* _Task_
Copy exactly, and only, the lines between the start of the entries below and the line containing "var cpuExp = ['1', '0', '-1', '-2'];", both inclusive. Omit pictures.

□ □ □ □

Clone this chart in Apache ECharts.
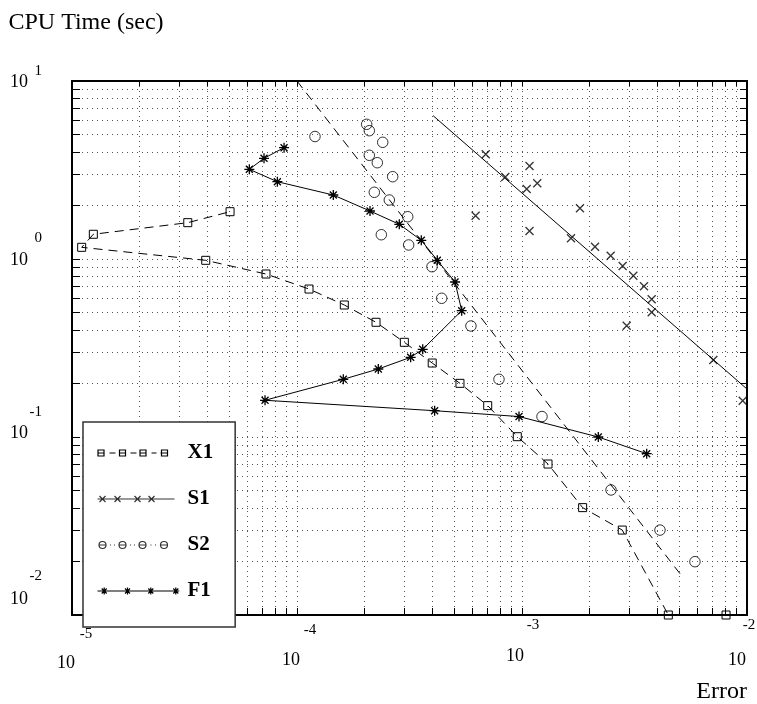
<!DOCTYPE html>
<html>
<head>
<meta charset="utf-8">
<title>CPU Time vs Error</title>
<script src="https://cdn.jsdelivr.net/npm/echarts@6/dist/echarts.min.js"></script>
<style>
html, body { margin: 0; padding: 0; background: #fff; }
#main { width: 757px; height: 704px; }
</style>
</head>
<body>
<div id="main"></div>
<script>
// tick marks and dotted grid, 1..9 per decade
var errTicks = [1e-5, 2e-5, 3e-5, 4e-5, 5e-5, 6e-5, 7e-5, 8e-5, 9e-5,
                1e-4, 2e-4, 3e-4, 4e-4, 5e-4, 6e-4, 7e-4, 8e-4, 9e-4,
                1e-3, 2e-3, 3e-3, 4e-3, 5e-3, 6e-3, 7e-3, 8e-3, 9e-3, 1e-2];
var cpuTicks = [0.01, 0.02, 0.03, 0.04, 0.05, 0.06, 0.07, 0.08, 0.09,
                0.1, 0.2, 0.3, 0.4, 0.5, 0.6, 0.7, 0.8, 0.9,
                1, 2, 3, 4, 5, 6, 7, 8, 9, 10];
var errLabels = [1e-5, 1e-4, 1e-3, 1e-2];
var errExp = ['-5', '-4', '-3', '-2'];
var cpuLabels = [10, 1, 0.1, 0.01];
var cpuExp = ['1', '0', '-1', '-2'];

// X1
var x1Err = [8.07e-3, 4.47e-3, 2.79e-3, 1.86e-3, 1.305e-3, 9.53e-4, 7.04e-4, 5.30e-4, 3.99e-4, 3.00e-4,
             2.245e-4, 1.623e-4, 1.131e-4, 7.28e-5, 3.93e-5, 1.104e-5, 1.244e-5, 3.27e-5, 5.04e-5];
var x1Cpu = [0.01, 0.01, 0.030, 0.0401, 0.0705, 0.1004, 0.150, 0.2002, 0.2604, 0.3404,
             0.441, 0.5515, 0.678, 0.8235, 0.983, 1.163, 1.377, 1.60, 1.844];

// S1 points + fitted line
var s1Err = [6.22e-4, 6.90e-4, 8.43e-4, 1.080e-3, 1.049e-3, 1.169e-3, 1.080e-3, 1.810e-3, 1.651e-3, 2.111e-3,
             2.478e-3, 2.80e-3, 3.125e-3, 3.485e-3, 3.77e-3, 3.77e-3, 2.92e-3, 7.085e-3, 9.57e-3];
var s1Cpu = [1.751, 3.876, 2.888, 3.330, 2.474, 2.663, 1.436, 1.927, 1.307, 1.172,
             1.043, 0.913, 0.806, 0.7025, 0.594, 0.502, 0.422, 0.2708, 0.160];
var s1FitErr = [4.03e-4, 1e-2];
var s1FitCpu = [6.38, 0.186];

// S2 points + fitted line
var s2Err = [1.202e-4, 2.04e-4, 2.096e-4, 2.404e-4, 2.096e-4, 2.275e-4, 2.662e-4, 2.206e-4, 2.572e-4, 3.105e-4,
             2.37e-4, 3.135e-4, 3.98e-4, 4.395e-4, 5.93e-4, 7.90e-4, 1.227e-3, 2.487e-3, 4.104e-3, 5.87e-3];
var s2Cpu = [4.877, 5.710, 5.258, 4.524, 3.825, 3.475, 2.900, 2.370, 2.145, 1.728,
             1.369, 1.199, 0.905, 0.6015, 0.4204, 0.211, 0.1303, 0.0504, 0.030, 0.01993];
var s2FitErr = [1e-4, 5.09e-3];
var s2FitCpu = [10, 0.01678];

// F1
var f1Err = [8.76e-5, 7.135e-5, 6.14e-5, 8.18e-5, 1.45e-4, 2.111e-4, 2.849e-4, 3.568e-4, 4.203e-4, 5.04e-4,
             5.395e-4, 3.62e-4, 3.20e-4, 2.298e-4, 1.606e-4, 7.21e-5, 4.09e-4, 9.70e-4, 2.183e-3, 3.582e-3];
var f1Cpu = [4.221, 3.679, 3.19, 2.718, 2.288, 1.861, 1.566, 1.274, 0.983, 0.7428,
             0.5125, 0.311, 0.2804, 0.241, 0.211, 0.1608, 0.1405, 0.1303, 0.100, 0.0806];

// label placement (pixels): ["10" dx, "10" y, exponent dx, exponent y]
var errLabelPos = [[-6, 663, 14, 634], [-6, 660, 13, 630], [-7, 656, 11, 625], [-10, 660, 2, 625]];
// ["10" x, "10" dy, exponent right x, exponent dy]
var cpuLabelPos = [[19, 1, 42, -10], [19, 1, 42, -21], [19, -3.5, 42, -25], [19, -16, 42, -39]];

var serif = '"Liberation Serif", "Times New Roman", serif';

function pairs(xs, ys) {
    return xs.map(function (x, i) { return [x, ys[i]]; });
}

var CROSS = 'path://M0,0L10,10M10,0L0,10';
var STAR = 'path://M5,0L5,10M0,5L10,5M1.5,1.5L8.5,8.5M8.5,1.5L1.5,8.5';

// legend samples, drawn in a 85x21 box
var box = 'M0,0M85,21';
function sq(c) { return 'M' + (c - 3) + ',7.5L' + (c + 3) + ',7.5L' + (c + 3) + ',13.5L' + (c - 3) + ',13.5Z'; }
function seg(a, b) { return 'M' + a + ',10.5L' + b + ',10.5'; }
function cross(c) { return 'M' + (c - 3) + ',7.5L' + (c + 3) + ',13.5M' + (c + 3) + ',7.5L' + (c - 3) + ',13.5'; }
function ring(c) { return 'M' + (c + 3.5) + ',10.5A3.5,3.5,0,1,1,' + (c - 3.5) + ',10.5A3.5,3.5,0,1,1,' + (c + 3.5) + ',10.5'; }
function star(c) {
    return 'M' + c + ',7L' + c + ',14M' + (c - 3.5) + ',10.5L' + (c + 3.5) + ',10.5' +
        'M' + (c - 2.5) + ',8L' + (c + 2.5) + ',13M' + (c + 2.5) + ',8L' + (c - 2.5) + ',13';
}
var iconX1 = box + sq(3.5) + sq(25) + sq(45.5) + sq(67) +
    seg(0, 7) + seg(12, 18) + seg(22, 28) + seg(33, 39) + seg(42, 49) + seg(54, 59) + seg(63, 70);
var iconS1 = box + cross(5) + cross(20) + cross(40) + cross(54) + seg(0, 77);
var iconS2 = box + ring(5) + ring(25) + ring(45) + ring(66.5) +
    seg(1.5, 8.5) + seg(21.5, 28.5) + seg(41.5, 48.5) + seg(63, 70) +
    seg(12.5, 13.5) + seg(16.5, 17.5) + seg(32.5, 33.5) + seg(36.5, 37.5) + seg(53, 54) + seg(57.5, 58.5);
var iconF1 = box + star(6.7) + star(30) + star(53.3) + star(78.3) + seg(0, 75);

var dotted = { color: '#555', width: 1, type: [1, 4] };
var frame = { color: '#000', width: 2 };

function logAxis(min, max, ticks, pos, tickLen, grid) {
    return {
        type: 'log', logBase: 10, min: min, max: max, position: pos,
        axisLine: { show: true, onZero: false, lineStyle: frame },
        axisTick: { show: true, inside: true, length: tickLen, customValues: ticks,
            lineStyle: { color: '#000', width: 1 } },
        axisLabel: { show: false },
        splitLine: { show: grid, lineStyle: dotted },
        minorTick: { show: false },
        minorSplitLine: { show: false }
    };
}

var xBottom = logAxis(1e-5, 1e-2, errTicks, 'bottom', 7, true);
xBottom.name = 'Error';
xBottom.nameLocation = 'end';
xBottom.nameGap = 0;
xBottom.nameTextStyle = { fontFamily: serif, fontSize: 24, color: '#000', align: 'right',
    verticalAlign: 'top', lineHeight: 24, padding: [65, 0, 0, 0] };
var xTop = logAxis(1e-5, 1e-2, errTicks, 'top', 5, false);

var yLeft = logAxis(0.01, 10, cpuTicks, 'left', 8, true);
yLeft.name = 'CPU Time (sec)';
yLeft.nameLocation = 'end';
yLeft.nameGap = 46;
yLeft.nameTextStyle = { fontFamily: serif, fontSize: 24, color: '#000', align: 'center',
    verticalAlign: 'bottom', lineHeight: 24, padding: [0, 0, 0, 28] };
var yRight = logAxis(0.01, 10, cpuTicks, 'right', 7, false);

var hollow = { color: 'transparent', borderColor: '#000', borderWidth: 1 };

var option = {
    backgroundColor: '#fff',
    animation: false,
    grid: { left: 72, right: 10, top: 81, bottom: 89, containLabel: false, outerBoundsMode: 'none' },
    xAxis: [xBottom, xTop],
    yAxis: [yLeft, yRight],
    legend: {
        orient: 'vertical', left: 83, top: 422,
        padding: [18, 22, 23, 12],
        itemWidth: 85, itemHeight: 21, itemGap: 20,
        backgroundColor: '#fff', borderColor: '#333', borderWidth: 1.5,
        textStyle: { fontFamily: serif, fontWeight: 'bold', fontSize: 21, color: '#000' },
        itemStyle: { color: 'none', borderColor: '#000', borderWidth: 1.2 },
        selectedMode: false,
        data: [
            { name: 'X1', icon: 'path://' + iconX1 },
            { name: 'S1', icon: 'path://' + iconS1 },
            { name: 'S2', icon: 'path://' + iconS2 },
            { name: 'F1', icon: 'path://' + iconF1 }
        ]
    },
    series: [
        {
            name: 'X1', type: 'line', silent: true,
            data: pairs(x1Err, x1Cpu),
            symbol: 'rect', symbolSize: 8,
            itemStyle: hollow,
            lineStyle: { color: '#000', width: 1, type: [9, 6] }
        },
        {
            name: 'S1', type: 'scatter', silent: true,
            data: pairs(s1Err, s1Cpu),
            symbol: CROSS, symbolSize: 8,
            itemStyle: { color: 'transparent', borderColor: '#000', borderWidth: 1.3 }
        },
        {
            name: 'S1', type: 'line', silent: true,
            data: pairs(s1FitErr, s1FitCpu),
            symbol: 'none',
            lineStyle: { color: '#000', width: 1 }
        },
        {
            name: 'S2', type: 'scatter', silent: true,
            data: pairs(s2Err, s2Cpu),
            symbol: 'circle', symbolSize: 10.5,
            itemStyle: hollow
        },
        {
            name: 'S2', type: 'line', silent: true,
            data: pairs(s2FitErr, s2FitCpu),
            symbol: 'none',
            lineStyle: { color: '#000', width: 1, type: [9, 6] }
        },
        {
            name: 'F1', type: 'line', silent: true,
            data: pairs(f1Err, f1Cpu),
            symbol: STAR, symbolSize: 10,
            itemStyle: { color: 'transparent', borderColor: '#000', borderWidth: 1.3 },
            lineStyle: { color: '#000', width: 1 }
        }
    ]
};

var chart = echarts.init(document.getElementById('main'), null, { renderer: 'canvas' });
chart.setOption(option);

// "10" with a raised exponent, placed off each decade tick
var texts = [];
errLabels.forEach(function (v, i) {
    var px = chart.convertToPixel({ xAxisIndex: 0 }, v);
    var p = errLabelPos[i];
    texts.push({ type: 'text', x: px + p[0], y: p[1], silent: true,
        style: { text: '10', font: '18px ' + serif, fill: '#000', textAlign: 'center', textVerticalAlign: 'middle' } });
    texts.push({ type: 'text', x: px + p[2], y: p[3], silent: true,
        style: { text: errExp[i], font: '15px ' + serif, fill: '#000', textAlign: 'center', textVerticalAlign: 'middle' } });
});
cpuLabels.forEach(function (v, i) {
    var py = chart.convertToPixel({ yAxisIndex: 0 }, v);
    var p = cpuLabelPos[i];
    texts.push({ type: 'text', x: p[0], y: py + p[1], silent: true,
        style: { text: '10', font: '18px ' + serif, fill: '#000', textAlign: 'center', textVerticalAlign: 'middle' } });
    texts.push({ type: 'text', x: p[2], y: py + p[3], silent: true,
        style: { text: cpuExp[i], font: '15px ' + serif, fill: '#000', textAlign: 'right', textVerticalAlign: 'middle' } });
});
chart.setOption({ graphic: texts });
</script>
</body>
</html>
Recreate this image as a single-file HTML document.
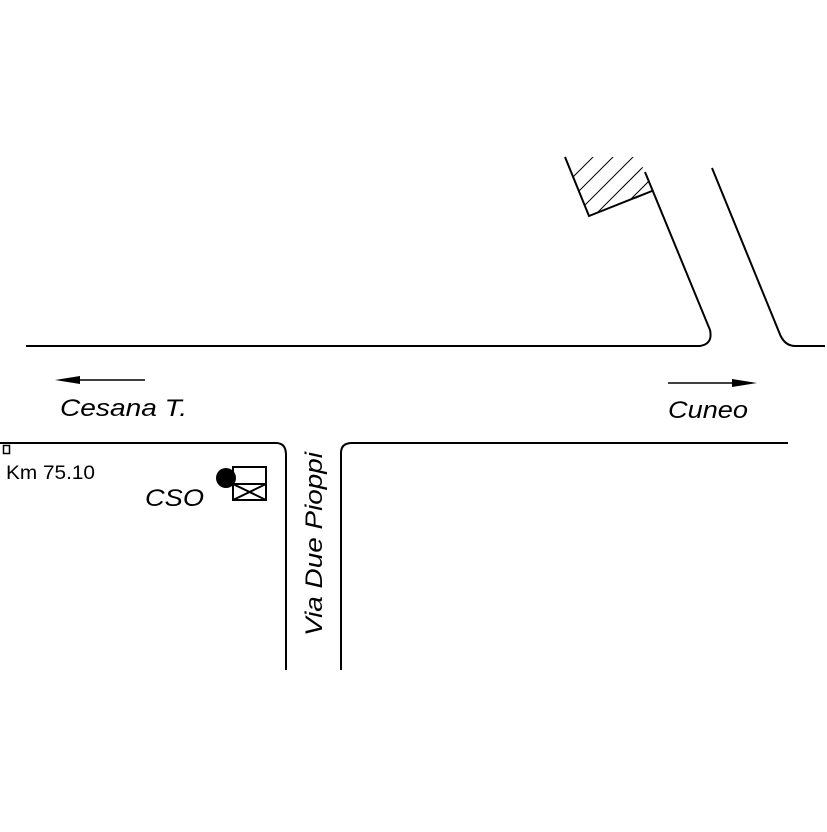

□ □ □ □

* _Finished task_
Clone this chart in Apache ECharts.
<!DOCTYPE html>
<html>
<head>
<meta charset="utf-8">
<title>CPU Time vs Error</title>
<script src="https://cdn.jsdelivr.net/npm/echarts@6/dist/echarts.min.js"></script>
<style>
html, body { margin: 0; padding: 0; background: #fff; }
#main { width: 757px; height: 704px; }
</style>
</head>
<body>
<div id="main"></div>
<script>
// tick marks and dotted grid, 1..9 per decade
var errTicks = [1e-5, 2e-5, 3e-5, 4e-5, 5e-5, 6e-5, 7e-5, 8e-5, 9e-5,
                1e-4, 2e-4, 3e-4, 4e-4, 5e-4, 6e-4, 7e-4, 8e-4, 9e-4,
                1e-3, 2e-3, 3e-3, 4e-3, 5e-3, 6e-3, 7e-3, 8e-3, 9e-3, 1e-2];
var cpuTicks = [0.01, 0.02, 0.03, 0.04, 0.05, 0.06, 0.07, 0.08, 0.09,
                0.1, 0.2, 0.3, 0.4, 0.5, 0.6, 0.7, 0.8, 0.9,
                1, 2, 3, 4, 5, 6, 7, 8, 9, 10];
var errLabels = [1e-5, 1e-4, 1e-3, 1e-2];
var errExp = ['-5', '-4', '-3', '-2'];
var cpuLabels = [10, 1, 0.1, 0.01];
var cpuExp = ['1', '0', '-1', '-2'];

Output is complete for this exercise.